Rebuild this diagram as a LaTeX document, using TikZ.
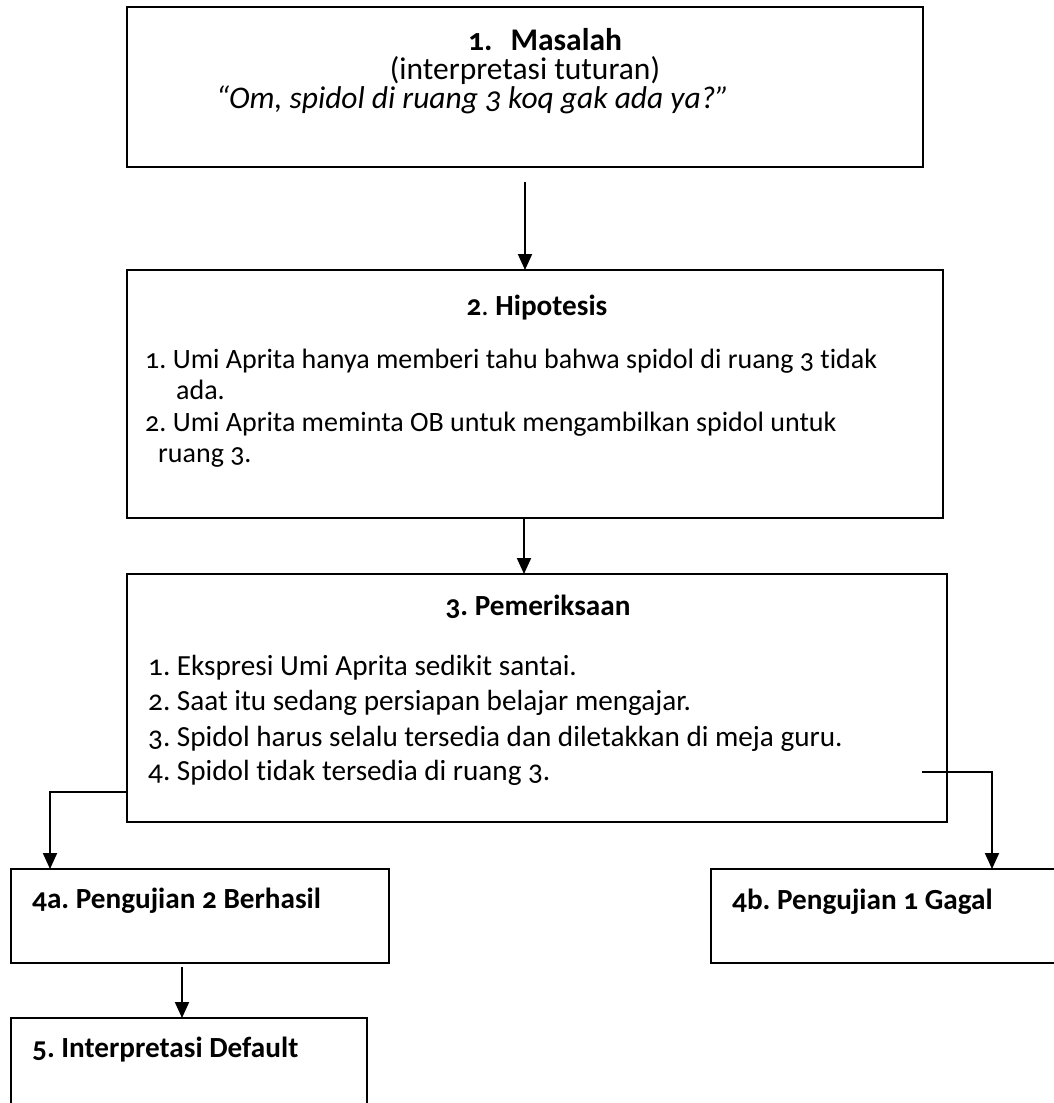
\documentclass[tikz,border=0pt]{standalone}
\usepackage{fontspec}
\setmainfont{Carlito}[Numbers=OldStyle, Ligatures=NoCommon]
\usetikzlibrary{arrows.meta}
\frenchspacing
\begin{document}
\begin{tikzpicture}[x=1pt,y=-1pt,
  box/.style={draw, line width=2pt, rectangle, inner sep=0pt, outer sep=0pt, anchor=north west},
  base/.style={inner sep=0pt, font=\fontsize{29.2}{35}\selectfont},
  txt/.style={base, anchor=base west},
  ctxt/.style={base, anchor=base},
  bold/.style={font=\fontsize{29.2}{35}\selectfont\bfseries},
  big/.style={font=\fontsize{31.5}{38}\selectfont},
  bigbold/.style={font=\fontsize{31.5}{38}\selectfont\bfseries},
  bigit/.style={font=\fontsize{31.5}{38}\selectfont\itshape},
  small/.style={font=\fontsize{28}{34}\selectfont},
  arr/.style={line width=2pt, -{Triangle[width=14pt,length=16pt]}}]
\useasboundingbox (0,0) rectangle (1054,1103);
\fill[white] (0,0) rectangle (1054,1103);

% boxes
\node[box, minimum width=796pt, minimum height=160pt] (b1) at (127,7) {};
\node[box, minimum width=816pt, minimum height=248pt] (b2) at (127,270) {};
\node[box, minimum width=820pt, minimum height=248pt] (b3) at (127,574) {};
\node[box, minimum width=378pt, minimum height=94pt] (b4a) at (11,869) {};
\node[box, minimum width=360pt, minimum height=94pt] (b4b) at (711,869) {};
\node[box, minimum width=356pt, minimum height=110pt] (b5) at (11,1018) {};

% box 1 text
\node[txt, bigbold] (t1a) at (468,50) {1.\hspace{18pt}Masalah};
\node[ctxt, big] (t1b) at (525,79) {(interpretasi tuturan)};
\node[txt, bigit] (t1c) at (216,108) {“Om, spidol di ruang 3 koq gak ada ya?”};

% box 2 text
\node[ctxt] (t2h) at (537,315) {\textbf{2}. \textbf{Hipotesis}};
\node[txt, small] (t2a) at (145,368) {1. Umi Aprita hanya memberi tahu bahwa spidol di ruang 3 tidak};
\node[txt, small] (t2b) at (176,399) {ada.};
\node[txt, small] (t2c) at (145,431) {2. Umi Aprita meminta OB untuk mengambilkan spidol untuk};
\node[txt, small] (t2d) at (158,462) {ruang 3.};

% box 3 text
\node[ctxt, bold] (t3h) at (538,615) {3. Pemeriksaan};
\node[txt] (t3a) at (148,675) {1. Ekspresi Umi Aprita sedikit santai.};
\node[txt] (t3b) at (148,710) {2. Saat itu sedang persiapan belajar mengajar.};
\node[txt] (t3c) at (148,746) {3. Spidol harus selalu tersedia dan diletakkan di meja guru.};
\node[txt] (t3d) at (148,780) {4. Spidol tidak tersedia di ruang 3.};

% box 4/5 text
\node[txt, bold] (t4a) at (32,908) {4a. Pengujian 2 Berhasil};
\node[txt, bold] (t4b) at (732,909) {4b. Pengujian 1 Gagal};
\node[txt, bold] (t5) at (32,1057) {5. Interpretasi Default};

% connectors
\coordinate (s12) at (525,182);
\draw[arr] (s12) -- (s12 |- b2.north);
\coordinate (s23) at (524,518);
\draw[arr] (s23) -- (s23 |- b3.north);
\coordinate (sl) at (127,792);
\coordinate (cl) at (50,792);
\draw[arr] (sl) -- (cl) -- (cl |- b4a.north);
\coordinate (sr) at (922,772);
\coordinate (cr) at (992,772);
\draw[arr] (sr) -- (cr) -- (cr |- b4b.north);
\coordinate (s45) at (182,967);
\draw[arr] (s45) -- (s45 |- b5.north);
\end{tikzpicture}
\end{document}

▶ Given exercise: Restate the listing above word for word, and skip the pictures.

▶ Answer to the exercise:
Rebuild this diagram as a LaTeX document, using TikZ.
\documentclass[tikz,border=0pt]{standalone}
\usepackage{fontspec}
\setmainfont{Carlito}[Numbers=OldStyle, Ligatures=NoCommon]
\usetikzlibrary{arrows.meta}
\frenchspacing
\begin{document}
\begin{tikzpicture}[x=1pt,y=-1pt,
  box/.style={draw, line width=2pt, rectangle, inner sep=0pt, outer sep=0pt, anchor=north west},
  base/.style={inner sep=0pt, font=\fontsize{29.2}{35}\selectfont},
  txt/.style={base, anchor=base west},
  ctxt/.style={base, anchor=base},
  bold/.style={font=\fontsize{29.2}{35}\selectfont\bfseries},
  big/.style={font=\fontsize{31.5}{38}\selectfont},
  bigbold/.style={font=\fontsize{31.5}{38}\selectfont\bfseries},
  bigit/.style={font=\fontsize{31.5}{38}\selectfont\itshape},
  small/.style={font=\fontsize{28}{34}\selectfont},
  arr/.style={line width=2pt, -{Triangle[width=14pt,length=16pt]}}]
\useasboundingbox (0,0) rectangle (1054,1103);
\fill[white] (0,0) rectangle (1054,1103);

% boxes
\node[box, minimum width=796pt, minimum height=160pt] (b1) at (127,7) {};
\node[box, minimum width=816pt, minimum height=248pt] (b2) at (127,270) {};
\node[box, minimum width=820pt, minimum height=248pt] (b3) at (127,574) {};
\node[box, minimum width=378pt, minimum height=94pt] (b4a) at (11,869) {};
\node[box, minimum width=360pt, minimum height=94pt] (b4b) at (711,869) {};
\node[box, minimum width=356pt, minimum height=110pt] (b5) at (11,1018) {};

% box 1 text
\node[txt, bigbold] (t1a) at (468,50) {1.\hspace{18pt}Masalah};
\node[ctxt, big] (t1b) at (525,79) {(interpretasi tuturan)};
\node[txt, bigit] (t1c) at (216,108) {“Om, spidol di ruang 3 koq gak ada ya?”};

% box 2 text
\node[ctxt] (t2h) at (537,315) {\textbf{2}. \textbf{Hipotesis}};
\node[txt, small] (t2a) at (145,368) {1. Umi Aprita hanya memberi tahu bahwa spidol di ruang 3 tidak};
\node[txt, small] (t2b) at (176,399) {ada.};
\node[txt, small] (t2c) at (145,431) {2. Umi Aprita meminta OB untuk mengambilkan spidol untuk};
\node[txt, small] (t2d) at (158,462) {ruang 3.};

% box 3 text
\node[ctxt, bold] (t3h) at (538,615) {3. Pemeriksaan};
\node[txt] (t3a) at (148,675) {1. Ekspresi Umi Aprita sedikit santai.};
\node[txt] (t3b) at (148,710) {2. Saat itu sedang persiapan belajar mengajar.};
\node[txt] (t3c) at (148,746) {3. Spidol harus selalu tersedia dan diletakkan di meja guru.};
\node[txt] (t3d) at (148,780) {4. Spidol tidak tersedia di ruang 3.};

% box 4/5 text
\node[txt, bold] (t4a) at (32,908) {4a. Pengujian 2 Berhasil};
\node[txt, bold] (t4b) at (732,909) {4b. Pengujian 1 Gagal};
\node[txt, bold] (t5) at (32,1057) {5. Interpretasi Default};

% connectors
\coordinate (s12) at (525,182);
\draw[arr] (s12) -- (s12 |- b2.north);
\coordinate (s23) at (524,518);
\draw[arr] (s23) -- (s23 |- b3.north);
\coordinate (sl) at (127,792);
\coordinate (cl) at (50,792);
\draw[arr] (sl) -- (cl) -- (cl |- b4a.north);
\coordinate (sr) at (922,772);
\coordinate (cr) at (992,772);
\draw[arr] (sr) -- (cr) -- (cr |- b4b.north);
\coordinate (s45) at (182,967);
\draw[arr] (s45) -- (s45 |- b5.north);
\end{tikzpicture}
\end{document}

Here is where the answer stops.